WHAT YOU HAVE TO DO » In the records below, begin at the line that has "Reproduce this chart" and stop after the line that has "import * as"; quote those lines verbatim and nothing more.

Collected data entries »

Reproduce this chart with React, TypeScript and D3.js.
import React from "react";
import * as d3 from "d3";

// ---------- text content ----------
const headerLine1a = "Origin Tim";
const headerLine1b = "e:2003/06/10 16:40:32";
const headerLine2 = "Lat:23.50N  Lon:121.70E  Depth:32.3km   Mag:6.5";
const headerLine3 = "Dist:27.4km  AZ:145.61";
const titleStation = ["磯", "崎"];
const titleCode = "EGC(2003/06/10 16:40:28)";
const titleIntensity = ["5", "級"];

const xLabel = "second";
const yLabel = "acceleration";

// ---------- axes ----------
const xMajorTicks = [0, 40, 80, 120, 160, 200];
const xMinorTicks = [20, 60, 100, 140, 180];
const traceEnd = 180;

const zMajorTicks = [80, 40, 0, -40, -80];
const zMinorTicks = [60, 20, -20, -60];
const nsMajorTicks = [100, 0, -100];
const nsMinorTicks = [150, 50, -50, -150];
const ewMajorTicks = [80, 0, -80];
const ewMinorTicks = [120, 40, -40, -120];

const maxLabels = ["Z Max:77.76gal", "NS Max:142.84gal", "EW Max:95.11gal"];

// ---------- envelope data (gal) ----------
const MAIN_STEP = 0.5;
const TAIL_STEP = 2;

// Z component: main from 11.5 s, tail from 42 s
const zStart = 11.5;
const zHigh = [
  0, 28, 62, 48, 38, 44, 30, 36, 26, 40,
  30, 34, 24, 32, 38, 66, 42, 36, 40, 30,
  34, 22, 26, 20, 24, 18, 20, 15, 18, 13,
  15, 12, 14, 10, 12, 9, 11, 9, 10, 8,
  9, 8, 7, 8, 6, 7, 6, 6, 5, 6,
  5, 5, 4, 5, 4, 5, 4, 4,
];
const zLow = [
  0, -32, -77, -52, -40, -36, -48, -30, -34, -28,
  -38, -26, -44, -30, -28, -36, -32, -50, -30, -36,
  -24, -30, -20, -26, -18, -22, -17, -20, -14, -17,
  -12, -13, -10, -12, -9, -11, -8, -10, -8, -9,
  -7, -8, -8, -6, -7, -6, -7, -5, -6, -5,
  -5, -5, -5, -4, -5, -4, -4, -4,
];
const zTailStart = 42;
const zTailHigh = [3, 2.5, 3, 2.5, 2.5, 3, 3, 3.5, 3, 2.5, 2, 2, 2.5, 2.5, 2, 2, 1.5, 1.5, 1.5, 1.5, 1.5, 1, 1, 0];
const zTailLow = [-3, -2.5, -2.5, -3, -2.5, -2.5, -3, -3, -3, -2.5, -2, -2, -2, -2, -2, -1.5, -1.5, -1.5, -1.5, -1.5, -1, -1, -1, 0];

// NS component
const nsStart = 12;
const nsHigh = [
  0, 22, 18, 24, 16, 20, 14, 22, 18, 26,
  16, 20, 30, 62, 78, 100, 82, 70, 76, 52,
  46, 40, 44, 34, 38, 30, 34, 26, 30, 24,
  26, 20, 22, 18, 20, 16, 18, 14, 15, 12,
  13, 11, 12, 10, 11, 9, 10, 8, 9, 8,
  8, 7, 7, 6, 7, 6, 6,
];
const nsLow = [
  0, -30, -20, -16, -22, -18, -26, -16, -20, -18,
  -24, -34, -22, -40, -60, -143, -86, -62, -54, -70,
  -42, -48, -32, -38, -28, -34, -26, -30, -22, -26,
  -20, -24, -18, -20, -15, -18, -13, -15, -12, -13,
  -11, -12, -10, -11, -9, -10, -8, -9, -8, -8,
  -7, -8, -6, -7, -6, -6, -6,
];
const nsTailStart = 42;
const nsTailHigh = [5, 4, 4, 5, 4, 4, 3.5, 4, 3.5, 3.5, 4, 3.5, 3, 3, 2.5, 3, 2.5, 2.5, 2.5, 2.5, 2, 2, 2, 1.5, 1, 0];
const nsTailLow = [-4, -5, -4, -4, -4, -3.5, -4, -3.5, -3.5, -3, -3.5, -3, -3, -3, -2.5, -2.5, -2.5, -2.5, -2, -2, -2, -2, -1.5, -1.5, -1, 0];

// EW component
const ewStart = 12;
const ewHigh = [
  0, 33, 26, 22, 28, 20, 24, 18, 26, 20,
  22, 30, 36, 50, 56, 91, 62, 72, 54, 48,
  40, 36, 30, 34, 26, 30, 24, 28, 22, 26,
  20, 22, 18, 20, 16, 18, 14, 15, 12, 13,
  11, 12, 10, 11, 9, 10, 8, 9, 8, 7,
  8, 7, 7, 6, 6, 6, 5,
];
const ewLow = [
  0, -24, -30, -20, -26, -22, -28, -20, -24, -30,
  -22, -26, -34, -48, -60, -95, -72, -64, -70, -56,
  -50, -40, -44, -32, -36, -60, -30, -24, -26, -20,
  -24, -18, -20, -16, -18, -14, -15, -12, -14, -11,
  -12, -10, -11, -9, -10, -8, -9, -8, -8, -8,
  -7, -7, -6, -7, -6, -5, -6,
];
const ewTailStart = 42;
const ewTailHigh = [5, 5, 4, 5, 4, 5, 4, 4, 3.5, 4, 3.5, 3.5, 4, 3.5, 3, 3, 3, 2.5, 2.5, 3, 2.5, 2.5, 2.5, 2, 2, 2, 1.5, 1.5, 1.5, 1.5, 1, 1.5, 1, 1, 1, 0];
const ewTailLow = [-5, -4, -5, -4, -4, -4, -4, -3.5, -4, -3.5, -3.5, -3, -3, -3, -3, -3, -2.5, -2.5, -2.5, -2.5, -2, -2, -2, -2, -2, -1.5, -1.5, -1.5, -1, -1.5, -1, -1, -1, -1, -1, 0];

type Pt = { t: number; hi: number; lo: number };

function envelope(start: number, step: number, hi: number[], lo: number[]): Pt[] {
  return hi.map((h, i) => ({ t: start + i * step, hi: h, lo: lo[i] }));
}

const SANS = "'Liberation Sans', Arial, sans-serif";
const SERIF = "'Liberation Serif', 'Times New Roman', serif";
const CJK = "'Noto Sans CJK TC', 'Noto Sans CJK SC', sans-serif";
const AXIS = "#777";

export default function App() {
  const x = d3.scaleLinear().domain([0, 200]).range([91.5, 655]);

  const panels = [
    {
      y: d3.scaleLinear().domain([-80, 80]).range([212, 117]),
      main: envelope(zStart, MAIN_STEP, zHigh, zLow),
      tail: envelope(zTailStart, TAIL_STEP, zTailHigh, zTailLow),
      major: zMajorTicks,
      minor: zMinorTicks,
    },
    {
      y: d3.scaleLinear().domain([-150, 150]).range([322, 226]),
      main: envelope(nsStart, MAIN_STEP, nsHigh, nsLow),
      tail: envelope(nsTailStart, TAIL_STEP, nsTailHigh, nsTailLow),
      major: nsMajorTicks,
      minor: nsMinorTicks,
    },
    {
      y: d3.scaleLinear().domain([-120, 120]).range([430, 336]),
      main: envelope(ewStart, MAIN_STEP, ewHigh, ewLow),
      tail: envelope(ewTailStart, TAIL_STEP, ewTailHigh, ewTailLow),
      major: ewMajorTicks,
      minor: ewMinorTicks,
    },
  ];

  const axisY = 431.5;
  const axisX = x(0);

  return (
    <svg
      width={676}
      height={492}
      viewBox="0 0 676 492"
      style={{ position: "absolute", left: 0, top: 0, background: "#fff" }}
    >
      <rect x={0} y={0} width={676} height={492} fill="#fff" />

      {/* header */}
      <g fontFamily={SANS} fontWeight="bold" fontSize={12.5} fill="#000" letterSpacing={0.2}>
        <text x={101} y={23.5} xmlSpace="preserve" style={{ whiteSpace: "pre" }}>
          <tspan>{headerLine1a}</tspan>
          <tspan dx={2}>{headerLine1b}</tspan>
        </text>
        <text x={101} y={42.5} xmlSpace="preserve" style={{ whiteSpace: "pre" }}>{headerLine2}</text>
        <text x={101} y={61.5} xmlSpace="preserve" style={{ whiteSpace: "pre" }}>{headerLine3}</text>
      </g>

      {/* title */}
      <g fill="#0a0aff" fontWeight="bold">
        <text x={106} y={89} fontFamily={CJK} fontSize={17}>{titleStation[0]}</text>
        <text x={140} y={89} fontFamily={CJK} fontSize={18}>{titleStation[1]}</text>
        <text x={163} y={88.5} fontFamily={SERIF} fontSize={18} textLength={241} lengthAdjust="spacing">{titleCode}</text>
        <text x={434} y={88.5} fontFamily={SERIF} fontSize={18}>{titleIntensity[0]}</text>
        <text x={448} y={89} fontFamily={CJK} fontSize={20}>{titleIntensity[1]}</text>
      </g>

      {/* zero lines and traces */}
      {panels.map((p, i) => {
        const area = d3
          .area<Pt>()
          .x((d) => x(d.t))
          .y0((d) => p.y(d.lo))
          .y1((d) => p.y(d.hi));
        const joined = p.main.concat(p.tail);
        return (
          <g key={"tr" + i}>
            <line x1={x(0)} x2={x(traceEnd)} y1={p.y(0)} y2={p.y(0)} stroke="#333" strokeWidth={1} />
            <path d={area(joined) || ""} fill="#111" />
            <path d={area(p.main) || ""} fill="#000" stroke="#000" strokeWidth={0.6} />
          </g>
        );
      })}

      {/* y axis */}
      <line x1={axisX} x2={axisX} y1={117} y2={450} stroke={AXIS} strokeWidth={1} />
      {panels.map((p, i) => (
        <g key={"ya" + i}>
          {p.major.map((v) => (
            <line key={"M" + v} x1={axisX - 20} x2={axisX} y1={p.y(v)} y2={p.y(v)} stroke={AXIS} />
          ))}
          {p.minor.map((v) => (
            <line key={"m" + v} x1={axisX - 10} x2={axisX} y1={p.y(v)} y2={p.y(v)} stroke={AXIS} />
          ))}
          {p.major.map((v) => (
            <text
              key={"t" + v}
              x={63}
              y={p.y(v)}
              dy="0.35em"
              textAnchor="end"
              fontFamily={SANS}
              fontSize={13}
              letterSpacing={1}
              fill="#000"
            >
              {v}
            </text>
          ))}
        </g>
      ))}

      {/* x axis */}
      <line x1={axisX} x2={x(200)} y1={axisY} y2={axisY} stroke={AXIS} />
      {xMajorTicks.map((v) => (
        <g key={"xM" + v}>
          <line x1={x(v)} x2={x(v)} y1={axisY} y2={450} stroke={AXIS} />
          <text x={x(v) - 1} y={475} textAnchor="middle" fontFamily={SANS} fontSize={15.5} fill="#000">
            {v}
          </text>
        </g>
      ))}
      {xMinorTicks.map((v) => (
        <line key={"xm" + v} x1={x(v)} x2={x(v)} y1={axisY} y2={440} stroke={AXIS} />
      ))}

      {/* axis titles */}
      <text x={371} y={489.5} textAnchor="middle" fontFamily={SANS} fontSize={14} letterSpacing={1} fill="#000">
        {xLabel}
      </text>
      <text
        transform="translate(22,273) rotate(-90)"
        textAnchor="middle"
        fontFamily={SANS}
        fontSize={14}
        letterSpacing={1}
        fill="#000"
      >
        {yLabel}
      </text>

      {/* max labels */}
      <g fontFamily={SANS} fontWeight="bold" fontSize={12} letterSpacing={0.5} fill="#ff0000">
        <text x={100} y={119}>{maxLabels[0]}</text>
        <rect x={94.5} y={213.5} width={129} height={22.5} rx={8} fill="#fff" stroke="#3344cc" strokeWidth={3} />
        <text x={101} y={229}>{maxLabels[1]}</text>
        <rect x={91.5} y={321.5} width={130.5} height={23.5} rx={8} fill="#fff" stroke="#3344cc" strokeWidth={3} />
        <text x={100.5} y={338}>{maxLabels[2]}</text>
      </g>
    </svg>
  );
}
---
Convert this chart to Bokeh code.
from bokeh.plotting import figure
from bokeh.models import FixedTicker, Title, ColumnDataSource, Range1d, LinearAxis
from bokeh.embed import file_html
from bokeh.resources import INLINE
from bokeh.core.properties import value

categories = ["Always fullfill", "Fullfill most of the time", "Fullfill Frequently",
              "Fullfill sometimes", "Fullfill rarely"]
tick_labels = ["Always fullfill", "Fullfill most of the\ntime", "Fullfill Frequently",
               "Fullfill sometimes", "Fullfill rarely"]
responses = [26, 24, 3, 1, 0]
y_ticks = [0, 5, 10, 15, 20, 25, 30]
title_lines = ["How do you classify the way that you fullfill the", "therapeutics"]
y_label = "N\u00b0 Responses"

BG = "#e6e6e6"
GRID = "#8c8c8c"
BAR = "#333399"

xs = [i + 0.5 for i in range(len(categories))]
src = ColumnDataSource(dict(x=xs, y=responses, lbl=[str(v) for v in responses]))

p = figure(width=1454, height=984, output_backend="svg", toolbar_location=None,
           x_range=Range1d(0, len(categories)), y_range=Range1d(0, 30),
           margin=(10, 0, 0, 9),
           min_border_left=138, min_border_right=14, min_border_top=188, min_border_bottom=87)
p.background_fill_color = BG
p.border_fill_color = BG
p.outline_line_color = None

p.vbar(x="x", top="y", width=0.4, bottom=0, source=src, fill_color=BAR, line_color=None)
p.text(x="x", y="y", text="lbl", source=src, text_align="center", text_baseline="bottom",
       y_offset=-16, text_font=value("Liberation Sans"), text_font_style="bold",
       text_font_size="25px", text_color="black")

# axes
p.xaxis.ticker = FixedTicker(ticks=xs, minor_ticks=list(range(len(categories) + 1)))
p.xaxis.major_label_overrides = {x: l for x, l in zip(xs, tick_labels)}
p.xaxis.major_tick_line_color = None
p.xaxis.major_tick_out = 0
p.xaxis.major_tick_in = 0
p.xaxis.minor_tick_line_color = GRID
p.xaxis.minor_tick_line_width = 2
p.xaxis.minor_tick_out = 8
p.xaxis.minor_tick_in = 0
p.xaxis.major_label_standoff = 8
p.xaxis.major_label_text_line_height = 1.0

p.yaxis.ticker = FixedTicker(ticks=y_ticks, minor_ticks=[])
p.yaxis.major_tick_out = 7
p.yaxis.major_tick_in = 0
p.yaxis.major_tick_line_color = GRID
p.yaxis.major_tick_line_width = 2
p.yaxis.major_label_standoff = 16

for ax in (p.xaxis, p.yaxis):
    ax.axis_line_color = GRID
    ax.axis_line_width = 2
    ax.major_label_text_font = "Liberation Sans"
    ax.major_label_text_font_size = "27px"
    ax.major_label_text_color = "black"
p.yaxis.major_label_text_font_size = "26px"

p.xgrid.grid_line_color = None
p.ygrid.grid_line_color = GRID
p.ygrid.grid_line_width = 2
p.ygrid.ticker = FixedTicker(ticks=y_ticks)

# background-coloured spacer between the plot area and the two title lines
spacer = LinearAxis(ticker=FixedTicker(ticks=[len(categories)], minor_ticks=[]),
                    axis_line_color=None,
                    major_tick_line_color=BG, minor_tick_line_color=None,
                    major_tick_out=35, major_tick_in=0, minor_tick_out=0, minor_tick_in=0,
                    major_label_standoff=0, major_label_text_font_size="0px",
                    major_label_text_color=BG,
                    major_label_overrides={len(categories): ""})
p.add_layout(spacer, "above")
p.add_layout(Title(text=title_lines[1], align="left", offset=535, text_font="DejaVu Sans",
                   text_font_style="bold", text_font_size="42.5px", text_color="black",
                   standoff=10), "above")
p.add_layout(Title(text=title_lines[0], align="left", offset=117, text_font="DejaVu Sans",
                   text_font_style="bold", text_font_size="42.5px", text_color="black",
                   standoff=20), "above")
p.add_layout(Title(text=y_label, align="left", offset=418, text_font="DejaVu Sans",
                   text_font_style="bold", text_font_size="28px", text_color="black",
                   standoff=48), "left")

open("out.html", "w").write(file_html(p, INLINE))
==
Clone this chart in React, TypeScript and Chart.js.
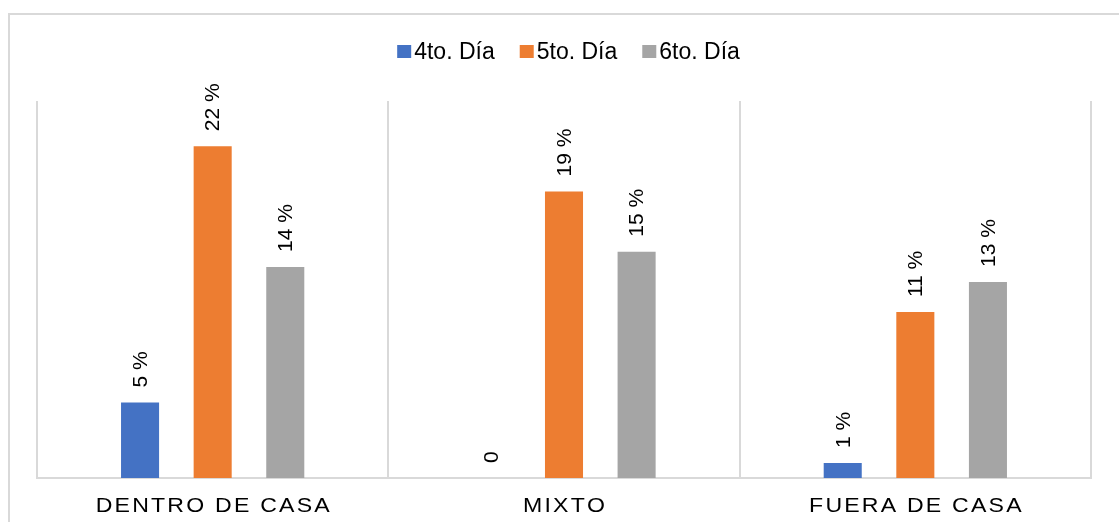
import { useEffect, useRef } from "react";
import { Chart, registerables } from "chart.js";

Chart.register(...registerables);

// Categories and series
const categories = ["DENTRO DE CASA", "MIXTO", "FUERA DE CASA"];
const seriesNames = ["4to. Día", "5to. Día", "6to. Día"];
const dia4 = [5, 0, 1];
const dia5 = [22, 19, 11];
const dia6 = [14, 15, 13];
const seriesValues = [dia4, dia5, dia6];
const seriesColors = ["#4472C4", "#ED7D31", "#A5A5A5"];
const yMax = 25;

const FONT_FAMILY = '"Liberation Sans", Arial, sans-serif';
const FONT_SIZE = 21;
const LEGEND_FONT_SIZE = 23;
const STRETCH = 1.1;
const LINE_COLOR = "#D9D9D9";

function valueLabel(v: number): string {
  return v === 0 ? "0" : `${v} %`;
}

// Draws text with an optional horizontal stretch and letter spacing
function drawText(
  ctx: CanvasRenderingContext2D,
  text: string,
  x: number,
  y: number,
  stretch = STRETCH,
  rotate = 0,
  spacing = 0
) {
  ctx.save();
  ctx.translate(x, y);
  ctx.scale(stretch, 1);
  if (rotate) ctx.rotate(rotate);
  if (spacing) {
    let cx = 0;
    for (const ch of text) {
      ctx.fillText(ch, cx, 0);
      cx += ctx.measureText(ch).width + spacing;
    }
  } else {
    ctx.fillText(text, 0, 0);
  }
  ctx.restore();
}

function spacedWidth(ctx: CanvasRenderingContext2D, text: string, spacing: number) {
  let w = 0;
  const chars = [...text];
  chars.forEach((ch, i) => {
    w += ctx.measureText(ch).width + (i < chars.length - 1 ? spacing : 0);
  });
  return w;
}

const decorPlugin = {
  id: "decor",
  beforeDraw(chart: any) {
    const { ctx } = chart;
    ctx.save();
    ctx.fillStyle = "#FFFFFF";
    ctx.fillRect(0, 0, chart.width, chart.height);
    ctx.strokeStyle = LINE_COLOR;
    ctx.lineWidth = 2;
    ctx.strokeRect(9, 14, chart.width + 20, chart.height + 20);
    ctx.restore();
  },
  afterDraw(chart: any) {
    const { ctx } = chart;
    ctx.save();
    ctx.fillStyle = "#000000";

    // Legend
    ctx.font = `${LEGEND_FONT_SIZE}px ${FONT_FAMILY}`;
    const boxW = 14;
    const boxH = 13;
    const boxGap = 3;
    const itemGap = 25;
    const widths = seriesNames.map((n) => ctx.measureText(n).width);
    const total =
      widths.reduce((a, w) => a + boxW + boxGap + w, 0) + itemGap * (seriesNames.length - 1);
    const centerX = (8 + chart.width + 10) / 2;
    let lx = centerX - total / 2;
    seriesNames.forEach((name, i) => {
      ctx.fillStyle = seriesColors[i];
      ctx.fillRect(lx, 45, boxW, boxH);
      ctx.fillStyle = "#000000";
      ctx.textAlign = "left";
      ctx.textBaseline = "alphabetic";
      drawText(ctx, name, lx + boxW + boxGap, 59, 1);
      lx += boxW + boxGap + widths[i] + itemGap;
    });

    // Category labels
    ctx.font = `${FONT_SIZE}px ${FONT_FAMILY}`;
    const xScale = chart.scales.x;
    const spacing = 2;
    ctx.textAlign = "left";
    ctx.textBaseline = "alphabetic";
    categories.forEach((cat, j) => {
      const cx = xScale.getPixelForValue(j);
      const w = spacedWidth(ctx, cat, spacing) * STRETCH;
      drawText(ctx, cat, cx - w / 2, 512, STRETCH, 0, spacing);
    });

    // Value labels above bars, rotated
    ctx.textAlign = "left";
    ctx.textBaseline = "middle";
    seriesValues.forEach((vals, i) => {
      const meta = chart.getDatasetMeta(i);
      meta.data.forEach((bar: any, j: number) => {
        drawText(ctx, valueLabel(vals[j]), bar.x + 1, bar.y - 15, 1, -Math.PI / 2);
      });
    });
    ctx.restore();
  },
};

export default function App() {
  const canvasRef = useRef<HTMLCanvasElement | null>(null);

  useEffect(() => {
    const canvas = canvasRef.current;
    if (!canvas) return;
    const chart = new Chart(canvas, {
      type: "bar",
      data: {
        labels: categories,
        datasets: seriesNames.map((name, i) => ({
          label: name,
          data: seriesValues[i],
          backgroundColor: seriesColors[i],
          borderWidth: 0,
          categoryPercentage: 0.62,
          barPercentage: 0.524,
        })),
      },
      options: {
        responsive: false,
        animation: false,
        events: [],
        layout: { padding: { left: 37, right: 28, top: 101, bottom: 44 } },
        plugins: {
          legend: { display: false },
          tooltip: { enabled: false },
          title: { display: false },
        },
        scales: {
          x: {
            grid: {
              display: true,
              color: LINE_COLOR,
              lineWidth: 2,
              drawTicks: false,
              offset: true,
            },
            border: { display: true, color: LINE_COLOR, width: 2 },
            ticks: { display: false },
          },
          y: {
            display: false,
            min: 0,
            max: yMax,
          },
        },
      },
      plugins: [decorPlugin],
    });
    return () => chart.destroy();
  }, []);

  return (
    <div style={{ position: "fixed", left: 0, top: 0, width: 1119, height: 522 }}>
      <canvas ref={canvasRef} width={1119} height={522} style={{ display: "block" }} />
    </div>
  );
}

ANSWER TO THE PROBLEM »
Reproduce this chart with React, TypeScript and D3.js.
import React from "react";
import * as d3 from "d3";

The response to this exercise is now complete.